Definitions from Credit and Security Agreement

THIS CREDIT AND SECURITY AGREEMENT (the Agreement), dated as of October 29, 2014 (the Closing Date) is between loanDepot.com, LLC, a Delaware limited liability company (Borrower), and NEXBANK SSB (Lender).

Definitions. As used in this Agreement, all exhibits, appendices and schedules hereto and in any note, certificate, report or other Loan Documents made or delivered pursuant to this Agreement, the following terms will have the meanings given such terms in this Section 1 or in the provision, section or recital referred to below: Acknowledgment Agreement means an acknowledgment agreement in the form prescribed by a Designated Agency to be executed by Borrower, the Lender and such Designated Agency as a condition to Borrowers pledging any Agency Servicing Rights in respect of Mortgage Loans owned by such Designated Agency to the Lender. Advances means, collectively, the Taxes and Insurance Advances, Corporate Advances and P&I Advances. Affiliate means, as to any Person, any other Person (a) that directly or indirectly, through one or more intermediaries, controls or is controlled by, or is under common control with, such Person; (b) that directly or indirectly beneficially owns or holds twenty percent (20%) or more of any class of voting stock of such Person; or (c) twenty percent (20%) or more of the voting stock of which is directly or indirectly beneficially owned or held by such Person.

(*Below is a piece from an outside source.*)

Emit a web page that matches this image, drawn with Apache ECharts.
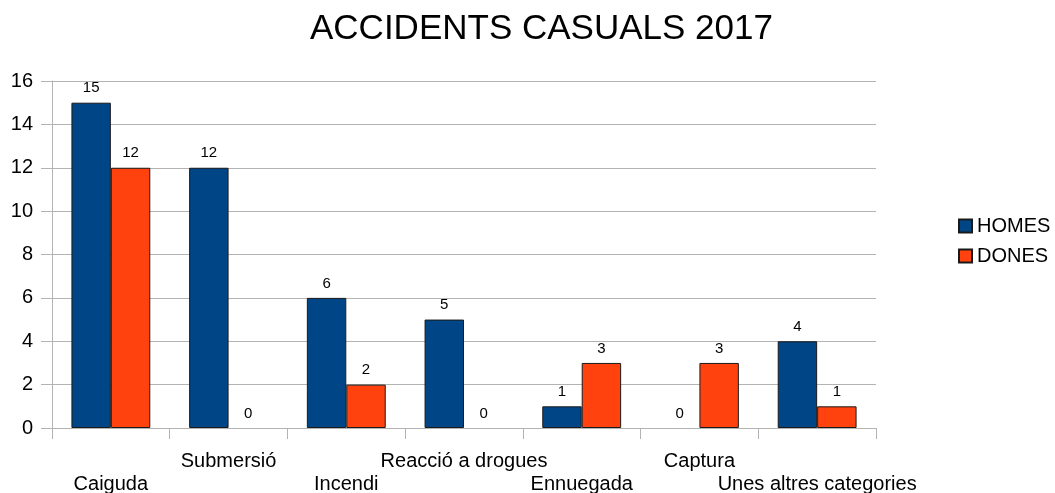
<!DOCTYPE html>
<html>
<head>
<meta charset="utf-8">
<script src="https://cdn.jsdelivr.net/npm/echarts@6/dist/echarts.min.js"></script>
<style>
html,body{margin:0;padding:0;background:#fff;}
#chart{width:1055px;height:493px;}
</style>
</head>
<body>
<div id="chart"></div>
<script>
const titleText = 'ACCIDENTS CASUALS 2017';
const categories = ['Caiguda', 'Submersió', 'Incendi', 'Reacció a drogues', 'Ennuegada', 'Captura', 'Unes altres categories'];
const homes = [15, 12, 6, 5, 1, 0, 4];
const dones = [12, 0, 2, 0, 3, 3, 1];
const seriesNames = ['HOMES', 'DONES'];

const font = '"Liberation Sans", Arial, sans-serif';
const chart = echarts.init(document.getElementById('chart'), null, {renderer: 'canvas'});
const labelStyle = {show: true, position: 'top', distance: 7, color: '#000', fontSize: 15, fontFamily: font};
function toItems(arr) {
  return arr.map(v => ({value: v, itemStyle: {borderWidth: v === 0 ? 0 : 1}}));
}
chart.setOption({
  animation: false,
  backgroundColor: '#fff',
  title: {
    text: titleText, left: 305, top: 7,
    textStyle: {fontFamily: font, fontSize: 35, fontWeight: 'normal', color: '#000'}
  },
  legend: {
    orient: 'vertical', left: 953, top: 211,
    itemWidth: 13, itemHeight: 13, itemGap: 10, icon: 'rect',
    textStyle: {fontFamily: font, fontSize: 20, color: '#000'},
    data: seriesNames
  },
  grid: {left: 52, right: 179, top: 81, bottom: 65, containLabel: false, outerBoundsMode: 'none'},
  xAxis: {
    type: 'category', data: categories,
    axisLine: {show: true, lineStyle: {color: '#b3b3b3'}},
    axisTick: {show: true, length: 11, lineStyle: {color: '#b3b3b3'}},
    axisLabel: {
      interval: 0, margin: 22, color: '#000', fontFamily: font, fontSize: 20, lineHeight: 23,
      formatter: function (v, i) { return i % 2 === 0 ? '\n' + v : v; }
    }
  },
  yAxis: {
    type: 'value', min: 0, max: 16, interval: 2,
    axisLine: {show: true, lineStyle: {color: '#b3b3b3'}},
    axisTick: {show: true, length: 11, lineStyle: {color: '#b3b3b3'}},
    splitLine: {show: true, lineStyle: {color: '#b3b3b3'}},
    axisLabel: {margin: 19, color: '#000', fontFamily: font, fontSize: 20}
  },
  series: [
    {name: seriesNames[0], type: 'bar', data: toItems(homes), barGap: '0%', barCategoryGap: '33%',
     itemStyle: {color: '#004586', borderColor: '#1a1a1a', borderWidth: 1}, label: labelStyle},
    {name: seriesNames[1], type: 'bar', data: toItems(dones), barGap: '0%', barCategoryGap: '33%',
     itemStyle: {color: '#ff420e', borderColor: '#1a1a1a', borderWidth: 1}, label: labelStyle}
  ]
});
</script>
</body>
</html>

The term control means the possession, directly or indirectly, of the power to direct or cause direction of the management and policies of a Person, whether through the ownership of voting securities, by contract, or otherwise; provided, however, in no event shall Lender be deemed an Affiliate of Borrower or any Obligated Party, or any of their Subsidiaries or Affiliates; and provided, further, in no event shall any Person that is controlled by Sponsor or any of its Controlled Investment Affiliates (other than Borrower and its Subsidiaries) constitute an Affiliate of Borrower or its Subsidiaries. Agency means Freddie Mac or any successor thereto or (upon the agreement of Borrower and Lender), any other government mortgage loan program and any successor thereto. Agency Contract has the meaning set forth in Section 4.2.